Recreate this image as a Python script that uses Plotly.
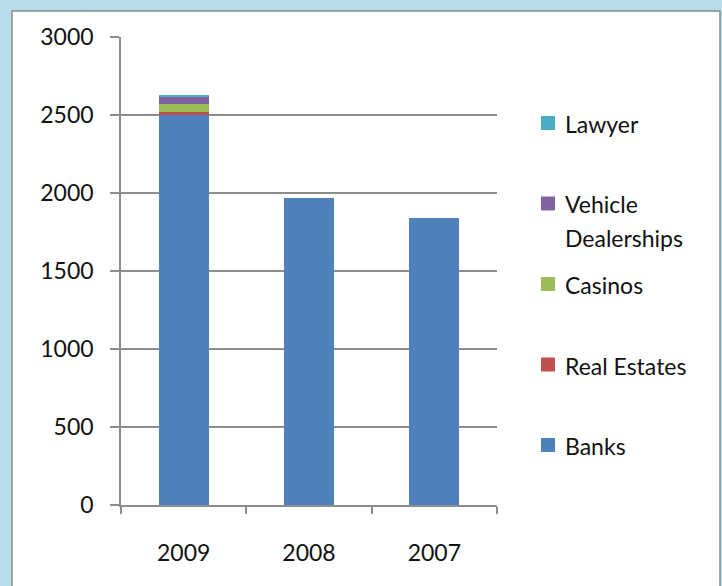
import plotly.graph_objects as go

# Reported cases per sector and year
years = ["2009", "2008", "2007"]
series_names = ["Banks", "Real Estates", "Casinos", "Vehicle<br>Dealerships", "Lawyer"]
banks = [2505, 1970, 1840]
real_estates = [12, 0, 0]
casinos = [51, 0, 0]
vehicle_dealerships = [49, 0, 0]
lawyer = [13, 0, 0]
y_ticks = [0, 500, 1000, 1500, 2000, 2500, 3000]

series_values = [banks, real_estates, casinos, vehicle_dealerships, lawyer]
colors = ["#4F81BD", "#C0504D", "#9BBB59", "#8064A2", "#4BACC6"]

FONT = "Lato"
FS = 23
W, H = 722, 586
ML, MR, MT, MB = 121, 225, 37, 81
PW, PH = W - ML - MR, H - MT - MB


def px_x(x):
    return (x - ML) / PW


def px_y(y):
    return (H - MB - y) / PH


fig = go.Figure()
for name, vals, col in zip(series_names, series_values, colors):
    fig.add_trace(go.Bar(
        x=years, y=vals, name=name.replace("<br>", " "),
        marker=dict(color=col, line=dict(width=0)),
        showlegend=False,
    ))

shapes = [
    # white chart panel over the blue surround
    dict(type="rect", xref="paper", yref="paper", layer="below",
         x0=px_x(12), x1=px_x(720), y0=px_y(11), y1=px_y(600),
         fillcolor="white", line=dict(color="#8A8A8A", width=1.5)),
]
annotations = []

# legend, listed top to bottom in reverse stacking order
sq = 14
top_center = 123
step = 80.5
line_gap = 33
for i, (name, col) in enumerate(zip(series_names[::-1], colors[::-1])):
    cy = top_center + i * step
    shapes.append(dict(type="rect", xref="paper", yref="paper",
                       x0=px_x(541), x1=px_x(541 + sq),
                       y0=px_y(cy + sq / 2), y1=px_y(cy - sq / 2),
                       fillcolor=col, line=dict(width=0)))
    for j, part in enumerate(name.split("<br>")):
        annotations.append(dict(
            xref="paper", yref="paper", x=px_x(563), y=px_y(cy + 1 + j * line_gap),
            xanchor="left", yanchor="middle", showarrow=False, text=part,
            font=dict(family=FONT, size=FS, color="#111111"),
        ))

fig.update_layout(
    width=W, height=H,
    margin=dict(l=ML, r=MR, t=MT, b=MB),
    barmode="stack",
    bargap=0.6,
    paper_bgcolor="#B7DDE8",
    plot_bgcolor="rgba(0,0,0,0)",
    font=dict(family=FONT, size=FS, color="#111111"),
    shapes=shapes,
    annotations=annotations,
    xaxis=dict(
        type="category", showgrid=False, showline=True,
        linecolor="#8C8C8C", linewidth=1.5,
        ticks="outside", tickson="boundaries", ticklen=7,
        tickcolor="#8C8C8C", tickwidth=1.5,
        ticklabelstandoff=27,
        tickfont=dict(family=FONT, size=FS, color="#111111"),
    ),
    yaxis=dict(
        range=[0, 3000], tickvals=y_ticks,
        showgrid=True, gridcolor="#8C8C8C", gridwidth=1.5,
        showline=True, linecolor="#8C8C8C", linewidth=1.5,
        ticks="outside", ticklen=9, tickcolor="#8C8C8C", tickwidth=1.5,
        ticklabelstandoff=12, zeroline=False,
        tickfont=dict(family=FONT, size=FS, color="#111111"),
    ),
)

fig.write_html("out.html")
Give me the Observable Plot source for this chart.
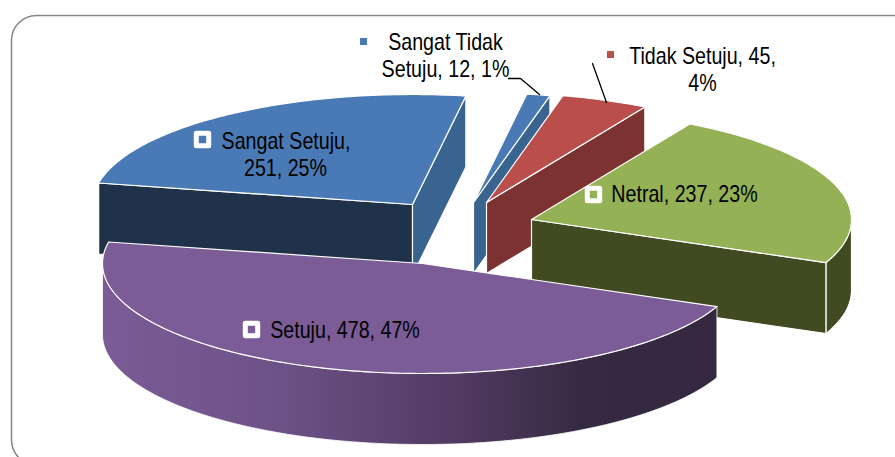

- - -

**What you will do**
Repeat only what runs from the first line of the records above to the line with "import plotly.graph_objects as go", both included, word for word, minus the pictures.

**The solution**
Recreate this image as a Python script that uses Plotly.
import plotly.graph_objects as go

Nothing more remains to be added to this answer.